Thursday
11 Jun/26
11:00 - 12:30 (Europe/Zurich)

Beatriz Lopes, Daniel Stremmer, "Recent measurements of the tt+$\gamma$production cross section" [CMS, TH]

Where:  

4/2-011 at CERN

Abstract

The talk will focus on the recent results from the ATLAS and CMS collaborations on measurements of top quark production in association with photons, in particular tt+$\gamma$, using Run 2 LHC data. These analyses probe the electromagnetic coupling of the top quark, and are interesting also from the modelling perspective, due to the challenges related to simulating this process beyond the leading order.

The CMS result [arxiv.org:2511.01995] comprises inclusive and differential measurements of the tt+$\gamma$ cross section, as well as ratios between the tt+$\gamma$ and tt cross sections. The experimental methods used to derive these results will be discussed, including the data-driven background determination and the statistical interpretation. These measurements are compared to different modelling options as well as to fixed order predictions.
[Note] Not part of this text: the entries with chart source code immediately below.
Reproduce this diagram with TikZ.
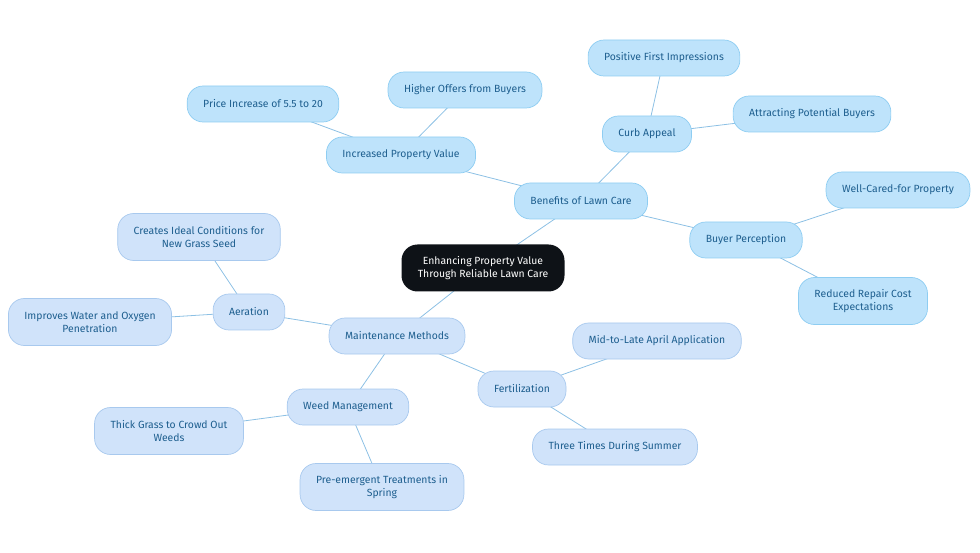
\documentclass[tikz,border=0pt]{standalone}
\usepackage{fontspec}
\setmainfont{Fira Sans}
\usetikzlibrary{backgrounds}
\definecolor{rootfill}{HTML}{0E1217}
\definecolor{upfill}{HTML}{BEE3FB}
\definecolor{updraw}{HTML}{8ECDF2}
\definecolor{lowfill}{HTML}{D0E3FA}
\definecolor{lowdraw}{HTML}{A8C9EE}
\definecolor{labeltext}{HTML}{1E5F8F}
\definecolor{linkline}{HTML}{8CC0E4}
\tikzset{
  topic/.style={rounded corners=16pt, align=center, inner xsep=16pt,
    minimum height=36pt, text=labeltext,
    font=\fontsize{10.4}{12.5}\selectfont},
  upbox/.style={topic, fill=upfill, draw=updraw, line width=0.7pt},
  lowbox/.style={topic, fill=lowfill, draw=lowdraw, line width=0.7pt},
  rootbox/.style={rounded corners=16pt, align=center, fill=rootfill,
    text=white, minimum width=163pt, minimum height=47pt,
    font=\fontsize{10.4}{12.5}\selectfont},
  link/.style={draw=linkline, line width=0.8pt}
}
\begin{document}
\begin{tikzpicture}[x=1pt,y=-1pt]
  \useasboundingbox (0,0) rectangle (980,553);
  % root
  \node[rootbox] (root) at (483,268) {Enhancing Property Value\\Through Reliable Lawn Care};
  % benefits branch
  \node[upbox] (benefit) at (581,201) {Benefits of Lawn Care};
  \node[upbox] (value) at (401,155) {Increased Property Value};
  \node[upbox] (price) at (263,104) {Price Increase of 5.5 to 20};
  \node[upbox] (offers) at (465,90) {Higher Offers from Buyers};
  \node[upbox] (curb) at (647,134) {Curb Appeal};
  \node[upbox] (first) at (664,58) {Positive First Impressions};
  \node[upbox] (attract) at (812,114) {Attracting Potential Buyers};
  \node[upbox] (percept) at (746,240) {Buyer Perception};
  \node[upbox] (cared) at (898,190) {Well-Cared-for Property};
  \node[upbox, minimum height=47pt] (repair) at (863,301) {Reduced Repair Cost\\Expectations};
  % maintenance branch
  \node[lowbox] (maint) at (397,336) {Maintenance Methods};
  \node[lowbox] (aerate) at (249,312) {Aeration};
  \node[lowbox, minimum height=47pt] (seed) at (199,237) {Creates Ideal Conditions for\\New Grass Seed};
  \node[lowbox, minimum height=47pt] (water) at (90,322) {Improves Water and Oxygen\\Penetration};
  \node[lowbox] (weed) at (348,407) {Weed Management};
  \node[lowbox, minimum height=47pt] (thick) at (169,431) {Thick Grass to Crowd Out\\Weeds};
  \node[lowbox, minimum height=47pt] (spring) at (382,487) {Pre-emergent Treatments in\\Spring};
  \node[lowbox] (fert) at (522,389) {Fertilization};
  \node[lowbox] (april) at (657,341) {Mid-to-Late April Application};
  \node[lowbox] (summer) at (615,447) {Three Times During Summer};
  % connectors
  \begin{scope}[on background layer]
    \draw[link] (root.center) -- (benefit.center);
    \draw[link] (benefit.center) -- (value.center);
    \draw[link] (value.center) -- (price.center);
    \draw[link] (value.center) -- (offers.center);
    \draw[link] (benefit.center) -- (curb.center);
    \draw[link] (curb.center) -- (first.center);
    \draw[link] (curb.center) -- (attract.center);
    \draw[link] (benefit.center) -- (percept.center);
    \draw[link] (percept.center) -- (cared.center);
    \draw[link] (percept.center) -- (repair.center);
    \draw[link] (root.center) -- (maint.center);
    \draw[link] (maint.center) -- (aerate.center);
    \draw[link] (aerate.center) -- (seed.center);
    \draw[link] (aerate.center) -- (water.center);
    \draw[link] (maint.center) -- (weed.center);
    \draw[link] (weed.center) -- (thick.center);
    \draw[link] (weed.center) -- (spring.center);
    \draw[link] (maint.center) -- (fert.center);
    \draw[link] (fert.center) -- (april.center);
    \draw[link] (fert.center) -- (summer.center);
  \end{scope}
\end{tikzpicture}
\end{document}
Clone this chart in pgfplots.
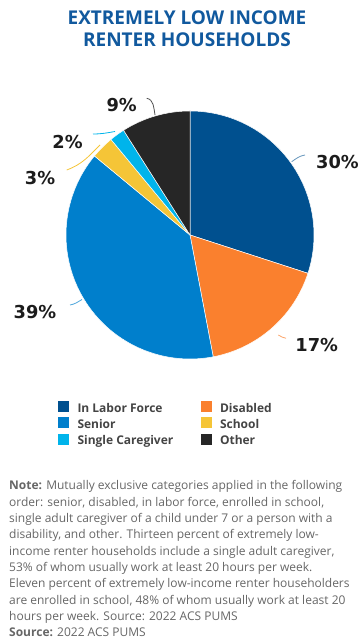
\documentclass[border=0pt]{standalone}
\usepackage{pgfplots}
\pgfplotsset{compat=1.18}
\usepackage{fontspec}
\setmainfont{Open Sans}
\newfontfamily\labfont{DejaVu Sans}
\definecolor{labor}{HTML}{00508F}
\definecolor{disabled}{HTML}{FA802E}
\definecolor{senior}{HTML}{007FCC}
\definecolor{school}{HTML}{F5C537}
\definecolor{caregiver}{HTML}{00B4EB}
\definecolor{other}{HTML}{262626}
\definecolor{titleblue}{HTML}{11599E}
\definecolor{legtext}{HTML}{444444}
\definecolor{notetext}{HTML}{666666}
\definecolor{labtext}{HTML}{1C1C1C}
% shares (percent)
\def\vLab{30}\def\vDis{17}\def\vSen{39}\def\vSch{3}\def\vCar{2}\def\vOth{9}
\pgfmathsetmacro\aA{90}
\pgfmathsetmacro\aB{\aA-3.6*\vLab}
\pgfmathsetmacro\aC{\aB-3.6*\vDis}
\pgfmathsetmacro\aD{\aC-3.6*\vSen}
\pgfmathsetmacro\aE{\aD-3.6*\vSch}
\pgfmathsetmacro\aF{\aE-3.6*\vCar}
\pgfmathsetmacro\aG{\aF-3.6*\vOth}
\def\cx{190}\def\cy{404}\def\R{124}
\begin{document}
\begin{tikzpicture}[x=1pt,y=1pt]
\useasboundingbox (0,0) rectangle (360,639);
% title
\node[anchor=base,inner sep=0pt,font=\fontsize{19}{22}\selectfont\bfseries,text=titleblue] at (187,614) {EXTREMELY LOW INCOME};
\node[anchor=base,inner sep=0pt,font=\fontsize{19}{22}\selectfont\bfseries,text=titleblue] at (187,592.3) {RENTER HOUSEHOLDS};
\begin{axis}[at={(0,0)},anchor=south west,scale only axis,width=360pt,height=639pt,
  xmin=0,xmax=360,ymin=0,ymax=639,hide axis,clip=false,
  legend columns=2,
  legend cell align=left,
  legend style={at={(axis cs:57,240.8)},anchor=north west,draw=none,fill=none,inner sep=0pt,outer sep=0pt,
    font=\fontsize{12}{14}\selectfont\bfseries,text=legtext,
    nodes={inner xsep=0pt,inner ysep=1pt,text height=12.85pt,text depth=1.45pt},
    row sep=0pt,
    /tikz/every odd column/.append style={column sep=8pt}},
  legend image code/.code={\fill[#1] (0pt,-6pt) rectangle (12pt,6pt);}]
\addplot[fill=labor,draw=white,line width=0.5pt,domain=\aB:\aA,samples=60] ({\cx+\R*cos(x)},{\cy+\R*sin(x)}) -- (axis cs:\cx,\cy) -- cycle;
\addlegendentry{\makebox[122pt][l]{In Labor Force}}
\addplot[fill=disabled,draw=white,line width=0.5pt,domain=\aC:\aB,samples=40] ({\cx+\R*cos(x)},{\cy+\R*sin(x)}) -- (axis cs:\cx,\cy) -- cycle;
\addlegendentry{Disabled}
\addplot[fill=senior,draw=white,line width=0.5pt,domain=\aD:\aC,samples=80] ({\cx+\R*cos(x)},{\cy+\R*sin(x)}) -- (axis cs:\cx,\cy) -- cycle;
\addlegendentry{\makebox[122pt][l]{Senior}}
\addplot[fill=school,draw=white,line width=0.5pt,domain=\aE:\aD,samples=8] ({\cx+\R*cos(x)},{\cy+\R*sin(x)}) -- (axis cs:\cx,\cy) -- cycle;
\addlegendentry{School}
\addplot[fill=caregiver,draw=white,line width=0.5pt,domain=\aF:\aE,samples=6] ({\cx+\R*cos(x)},{\cy+\R*sin(x)}) -- (axis cs:\cx,\cy) -- cycle;
\addlegendentry{\makebox[122pt][l]{Single Caregiver}}
\addplot[fill=other,draw=white,line width=0.5pt,domain=\aG:\aF,samples=20] ({\cx+\R*cos(x)},{\cy+\R*sin(x)}) -- (axis cs:\cx,\cy) -- cycle;
\addlegendentry{Other}
% leader lines
\draw[labor!60,line width=0.8pt] (axis cs:291.7,477.3) to[out=35,in=190] (axis cs:305,484);
\draw[disabled!70,line width=0.8pt] (axis cs:278.3,304) to[out=-30,in=170] (axis cs:286,300.7);
\draw[senior!70,line width=0.8pt] (axis cs:70,334) to[out=10,in=210] (axis cs:82,339.5);
\draw[school,line width=0.8pt] (axis cs:66.7,469) to[out=20,in=225] (axis cs:100,494);
\draw[caregiver,line width=0.8pt] (axis cs:93,505) to[out=0,in=190] (axis cs:115,507.5);
\draw[other!80,line width=0.8pt] (axis cs:146.7,540.7) to[out=-10,in=100] (axis cs:155,524);
% labels
\begin{scope}[every node/.style={inner sep=0pt,font=\labfont\fontsize{17.8}{20}\selectfont\bfseries,text=labtext}]
\node at (axis cs:337.5,477.3) {30\%};
\node at (axis cs:316.7,294) {17\%};
\node at (axis cs:35,327.3) {39\%};
\node at (axis cs:40,461) {3\%};
\node at (axis cs:67.5,497.3) {2\%};
\node at (axis cs:121.7,534) {9\%};
\end{scope}
\end{axis}
% note
\begin{scope}[every node/.style={anchor=base west,inner sep=0pt,font=\fontsize{12}{16}\selectfont,text=notetext}]
\node at (9,149) {\textbf{Note:} Mutually exclusive categories applied in the following};
\node at (9,132.7) {order: senior, disabled, in labor force, enrolled in school,};
\node at (9,116.4) {single adult caregiver of a child under 7 or a person with a};
\node at (9,100.1) {disability, and other. Thirteen percent of extremely low-};
\node at (9,83.8) {income renter households include a single adult caregiver,};
\node at (9,67.5) {53\% of whom usually work at least 20 hours per week.};
\node at (9,51.2) {Eleven percent of extremely low-income renter householders};
\node at (9,34.9) {are enrolled in school, 48\% of whom usually work at least 20};
\node at (9,18.6) {hours per week. Source: 2022 ACS PUMS};
\node at (9,2.3) {\textbf{Source:} 2022 ACS PUMS};
\end{scope}
\end{tikzpicture}
\end{document}
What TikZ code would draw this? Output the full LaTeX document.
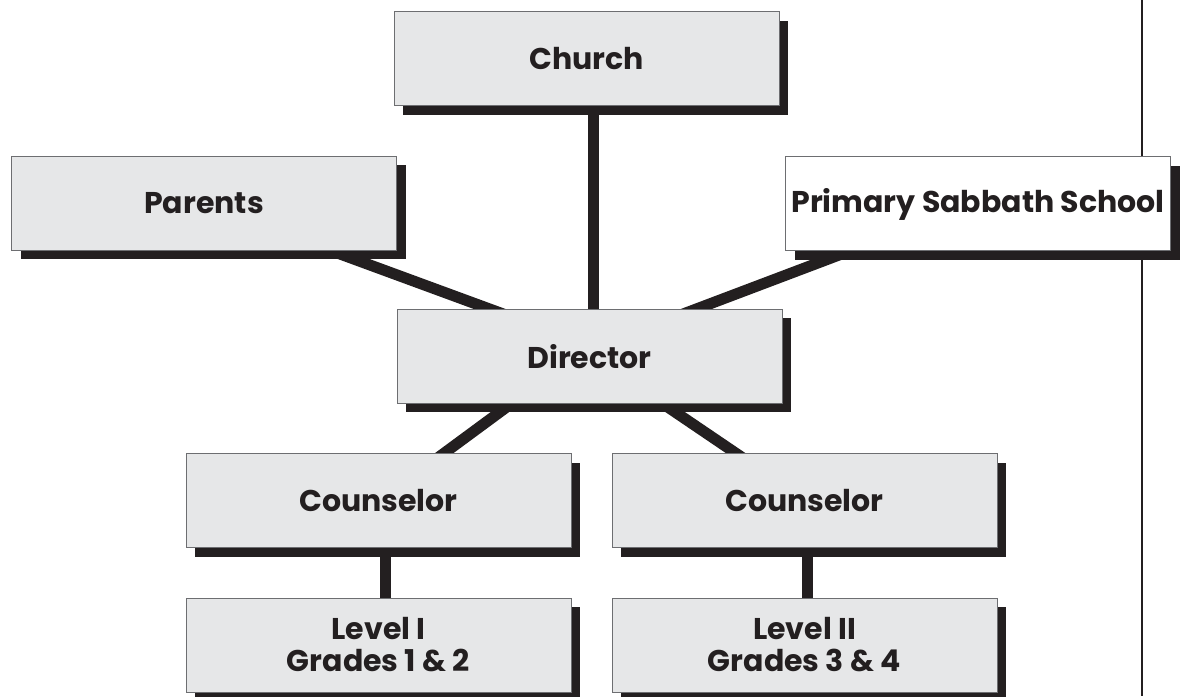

We will discuss the differences and difficulties arising from these predictions regarding the photon isolation and the top-quark modelling in the presence of photons.

Other related recent results, such as the ATLAS observation of tt+$\gamma\gamma$ [arxiv:2506.05018] and the CMS tq+$\gamma$ and tt+$\gamma$ [CMS-PAS-TOP-25-003] will also be briefly shown.

Speakers

Beatriz Ribeiro Lopes is a postdoctoral researcher at Ghent University and a member of the CMS Collaboration. After obtaining her PhD at DESY and University of Hamburg (Germany), she spent two years at CERN as a Research Fellow. Her research focuses on precision measurements of rare top quark processes as well as searches for rare decays of the Higgs boson. She currently co-coordinates a physics subgroup at CMS covering measurements of top quark processes with additional hadrons in the final state.
 
Daniel Stremmer got his PhD in 2024 at the RWTH Aachen University. He is currently located at the Karlsruhe Institute of Technology (KIT). His research mainly focuses on higher-order corrections in associated top-quark pair processes and top-quark mass effects in gluon-fusion processes such as HH or ZH.